Besides, the Art. 5 of the Law regulates that the security services, which were within the SMAF General Staff, are to be transformed into the Military Security Service and Military Intelligence Service within the Defence Ministry. Therefore, the Council of Ministers in enabled to get authority over all security services (there are the Investigation and Documentation Service and Security Service within the Interior Ministry). The Art. 6 of the Law regulates the obligation of internal cooperation among the federal services, as well as the need for their cooperation with the corresponding services in the members of state union, and with the security services of other countries. The Art. 17-19 of the Law regulate the obligation of the services to submit annual reports about the activities to the Council of Ministers and to the Parliament and they are also obliged to submit the reports on certain questions and problems when demanded by the Council of Ministers and the Parliament. The important new regulation, introduced by this Law, is that the services are obliged to inform the public about their activities.

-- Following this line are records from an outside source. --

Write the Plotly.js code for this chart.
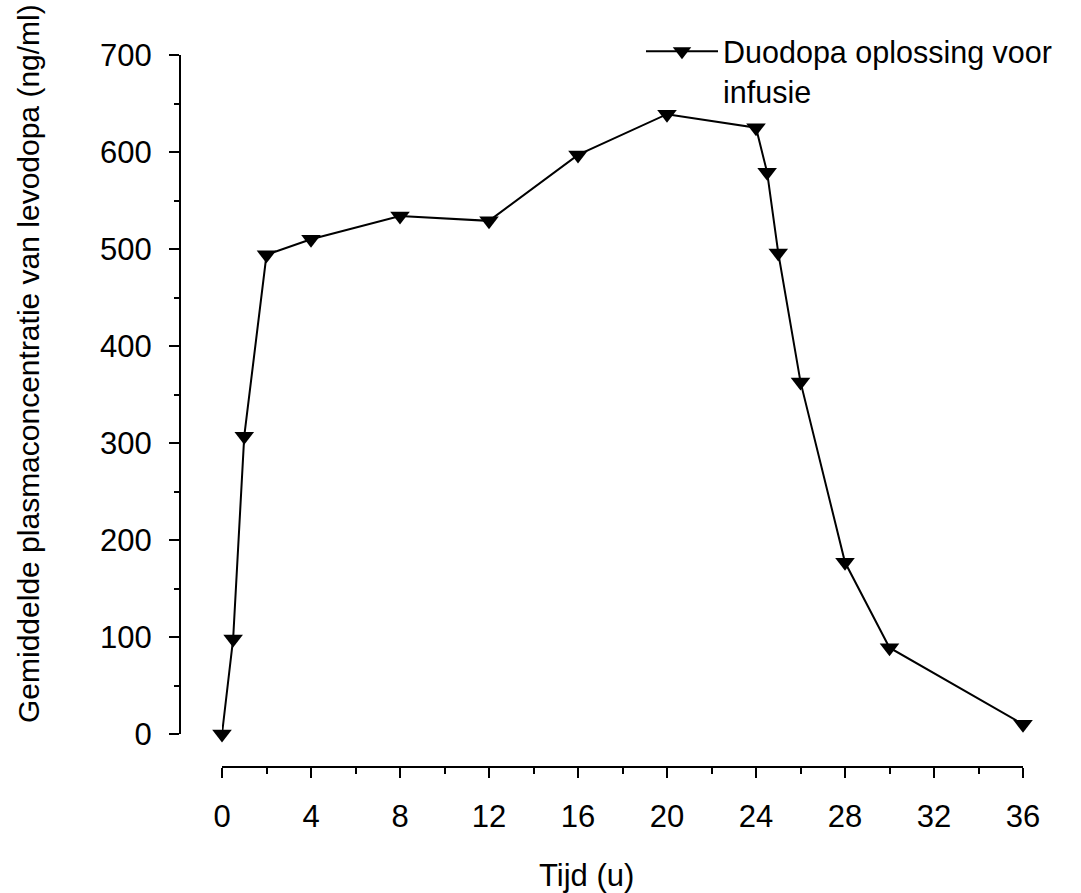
<!DOCTYPE html>
<html>
<head>
<meta charset="utf-8">
<script src="https://cdn.plot.ly/plotly-3.0.1.min.js"></script>
<style>html,body{margin:0;padding:0;background:#fff;}#chart{width:1081px;height:893px;}</style>
</head>
<body>
<div id="chart"></div>
<script>
const timeHours = [0, 0.5, 1, 2, 4, 8, 12, 16, 20, 24, 24.5, 25, 26, 28, 30, 36];
const levodopaConc = [0, 98, 307, 494, 510, 534, 529, 597, 639, 625, 579, 496, 363, 177, 89, 10];
const seriesName = 'Duodopa oplossing voor<br>infusie';
const xTickVals = [0, 4, 8, 12, 16, 20, 24, 28, 32, 36];
const yTickVals = [0, 100, 200, 300, 400, 500, 600, 700];
const xTitle = 'Tijd (u)';
const yTitle = 'Gemiddelde plasmaconcentratie van levodopa (ng/ml)';

const W = 1081, H = 893;
const ml = 180, mr = 58, mt = 55, mb = 126;
const pw = W - ml - mr, ph = H - mt - mb;
const font = 'Liberation Sans, Arial, sans-serif';

const trace = {
  x: timeHours, y: levodopaConc, name: seriesName,
  type: 'scatter', mode: 'lines+markers', cliponaxis: false,
  line: {color: '#000', width: 2},
  marker: {symbol: 'triangle-down', size: 17, color: '#000'},
  showlegend: true
};

const layout = {
  width: W, height: H,
  margin: {l: ml, r: mr, t: mt, b: mb},
  paper_bgcolor: '#fff', plot_bgcolor: '#fff',
  font: {family: font, size: 31, color: '#000'},
  showlegend: true,
  legend: {x: (641 - ml) / pw, y: 1 + 30 / ph, xanchor: 'left', yanchor: 'top', valign: 'top',
           bgcolor: 'rgba(0,0,0,0)', borderwidth: 0, itemwidth: 72, font: {size: 30.5}, tracegroupgap: 0},
  xaxis: {
    domain: [(222 - ml) / pw, 1], range: [0, 36], anchor: 'free', position: 0,
    showline: true, linecolor: '#000', linewidth: 2, showgrid: false, zeroline: false,
    tickmode: 'array', tickvals: xTickVals, ticktext: xTickVals.map(String),
    ticks: 'outside', ticklen: 10, tickwidth: 2, tickcolor: '#000',
    minor: {dtick: 2, tick0: 0, ticks: 'outside', ticklen: 6, tickwidth: 2, tickcolor: '#000', showgrid: false},
    ticklabelstandoff: 12,
    tickfont: {size: 31}
  },
  yaxis: {
    domain: [(767 - 734) / ph, 1], range: [0, 700], anchor: 'free', position: 0,
    showline: true, linecolor: '#000', linewidth: 2, showgrid: false, zeroline: false,
    tickmode: 'array', tickvals: yTickVals, ticktext: yTickVals.map(String),
    ticks: 'outside', ticklen: 10, tickwidth: 2, tickcolor: '#000',
    minor: {dtick: 50, tick0: 0, ticks: 'outside', ticklen: 5, tickwidth: 2, tickcolor: '#000', showgrid: false},
    ticklabelstandoff: 11,
    tickfont: {size: 31}
  },
  annotations: [{
    text: yTitle,
    xref: 'paper', yref: 'paper', x: (28 - ml) / pw, y: 1 - (364 - mt) / ph,
    xanchor: 'center', yanchor: 'middle', textangle: -90, showarrow: false,
    font: {size: 30, family: font, color: '#000'}
  }, {
    text: xTitle,
    xref: 'paper', yref: 'paper', x: (586 - ml) / pw, y: 1 - (875 - mt) / ph,
    xanchor: 'center', yanchor: 'middle', showarrow: false,
    font: {size: 31, family: font, color: '#000'}
  }]
};

Plotly.newPlot('chart', [trace], layout, {displayModeBar: false, staticPlot: true});
</script>
</body>
</html>
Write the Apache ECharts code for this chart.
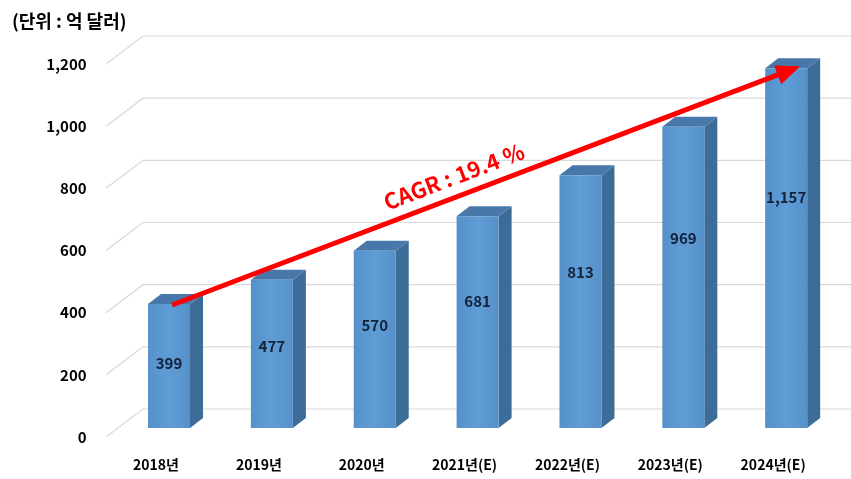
<!DOCTYPE html>
<html><head><meta charset="utf-8">
<script src="https://cdn.jsdelivr.net/npm/echarts@6/dist/echarts.min.js"></script>
<style>html,body{margin:0;padding:0;background:#fff}#c{width:851px;height:479px}</style>
</head><body><div id="c"></div>
<script>
const categories = ['2018년','2019년','2020년','2021년(E)','2022년(E)','2023년(E)','2024년(E)'];
const values = [399, 477, 570, 681, 813, 969, 1157];
const yTicks = [0, 200, 400, 600, 800, 1000, 1200];
const unitText = '(단위 : 억 달러)';
const cagrText = 'CAGR : 19.4 %';

const FONT = '"Noto Sans CJK KR", "Noto Sans", sans-serif';
const fmt = v => v.toLocaleString('en-US');

function renderGrid(params, api) {
  const y = api.coord([0, api.value(0)])[1];
  const w = api.getWidth();
  return {type:'group', children:[
    {type:'polyline', shape:{points:[[106,y],[143,y-28],[w,y-28]]}, style:{stroke:'#d9d9d9', lineWidth:1.2, fill:null}}
  ]};
}

function renderBar(params, api) {
  const cat = api.value(0), v = api.value(1);
  const base = api.coord([cat, 0]);
  const top = api.coord([cat, v]);
  const cx = base[0] + 13, x0 = cx - 21, x1 = cx + 21;
  const yb = base[1] - 9, yt = top[1] - 9;
  const dx = 13, dy = 10;
  const lab = api.coord([cat, v * 0.704 - 72])[1] - 9;
  return {type:'group', children:[
    {type:'polygon', shape:{points:[[x1,yt],[x1+dx,yt-dy],[x1+dx,yb-dy],[x1,yb]]}, style:{fill:'#3E6C99'}},
    {type:'polygon', shape:{points:[[x0,yt],[x0+dx,yt-dy],[x1+dx,yt-dy],[x1,yt]]}, style:{fill:'#4878AA'}},
    {type:'rect', shape:{x:x0, y:yt, width:x1-x0, height:yb-yt}, style:{fill:new echarts.graphic.LinearGradient(0,0,1,0,[{offset:0,color:'#5690C9'},{offset:0.5,color:'#5F9DD6'},{offset:1,color:'#5690C9'}])}},
    {type:'text', style:{text:fmt(v), x:cx, y:lab, align:'center', verticalAlign:'middle', font:'bold 15px ' + FONT, fill:'#14233a'}}
  ]};
}

function renderArrow(params, api) {
  const a = api.coord([api.value(0), api.value(1)]);
  const b = api.coord([api.value(2), api.value(3)]);
  const p0 = [a[0] + 16, a[1] - 8];
  const p1 = [b[0] + 27, b[1] - 11];
  const ddx = p1[0] - p0[0], ddy = p1[1] - p0[1];
  const len = Math.sqrt(ddx*ddx + ddy*ddy);
  const ux = ddx/len, uy = ddy/len;
  const nx = uy, ny = -ux;
  const hl = 24, hw = 10;
  const hb = [p1[0] - ux*hl, p1[1] - uy*hl];
  const t = 0.46;
  const mx = p0[0] + ddx*t + nx*20, my = p0[1] + ddy*t + ny*20;
  const ang = Math.atan2(-ddy, ddx);
  return {type:'group', children:[
    {type:'line', shape:{x1:p0[0], y1:p0[1], x2:hb[0]+ux*2, y2:hb[1]+uy*2}, style:{stroke:'#ff0000', lineWidth:5}},
    {type:'polygon', shape:{points:[p1,[hb[0]+nx*hw, hb[1]+ny*hw],[hb[0]-nx*hw, hb[1]-ny*hw]]}, style:{fill:'#ff0000'}},
    {type:'text', x:mx, y:my, rotation:ang, style:{text:cagrText, x:0, y:0, align:'center', verticalAlign:'middle', font:'bold 22px ' + FONT, fill:'#ff0000'}}
  ]};
}

const chart = echarts.init(document.getElementById('c'));
chart.setOption({
  backgroundColor:'#fff',
  animation:false,
  title:{text:unitText, left:7, top:7, textStyle:{fontFamily:FONT, fontWeight:'bold', fontSize:18, color:'#000'}},
  grid:{left:104.6, right:26.4, top:64, bottom:42},
  xAxis:{type:'category', data:categories, axisLine:{show:false}, axisTick:{show:false},
    axisLabel:{margin:21, fontFamily:FONT, fontWeight:'bold', fontSize:14, color:'#000'}},
  yAxis:{type:'value', min:0, max:1200, interval:200, splitLine:{show:false}, axisLine:{show:false}, axisTick:{show:false},
    axisLabel:{margin:18, fontFamily:FONT, fontWeight:'bold', fontSize:15, color:'#000', formatter:v => fmt(v)}},
  series:[
    {type:'custom', renderItem:renderGrid, data:yTicks.map(v => [v]), silent:true, z:1},
    {type:'custom', renderItem:renderBar, data:values.map((v,i) => [i, v]), z:2},
    {type:'custom', renderItem:renderArrow, data:[[0, values[0], values.length-1, values[values.length-1]]], z:3, silent:true}
  ]
});
</script></body></html>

The whole chapter VII of the Law is on the democratic civil control. This part of the Law establishes a new legal institute of the democratic civil control of the services, performed by the Parliament of SCG through the Commission for Control of Security Services. The General Inspector, who controls the work of the services, is also established by this Law and the Council of Ministers is authorised to appoint him.
The Art. 47-56 regulate in details the name, the way of proposing and elections for the members of the Commission, the way its sessions are appointed, the participants who can
be invited and the need for openness to the public. The Law regulates in details the scope of the Commission - all its tasks are listed. The services are obliged to submit reports on their activities, the chiefs of the services are obliged to let the members of the Commission enter the premises of the services, to enable the access to the documentation, data and information about the work and to give answers to the questions about the activities of the services. The Law also regulates in details in which cases the services can deny the Commission members access to the data. The members of the Commission are obliged by the Law that they will keep state, official and military secrets. The obligation and the frequency of submitting reports about the work of the Commission to the Parliament is regulated by the Art. 55 of the Law.
I believe that the Law should be harmonised with the Constitutional Charter of the State Union as soon as possible, in order to remove some formal obstacles for enacting this Law which, applied in practice, will mark the beginning of the real civil control of security services.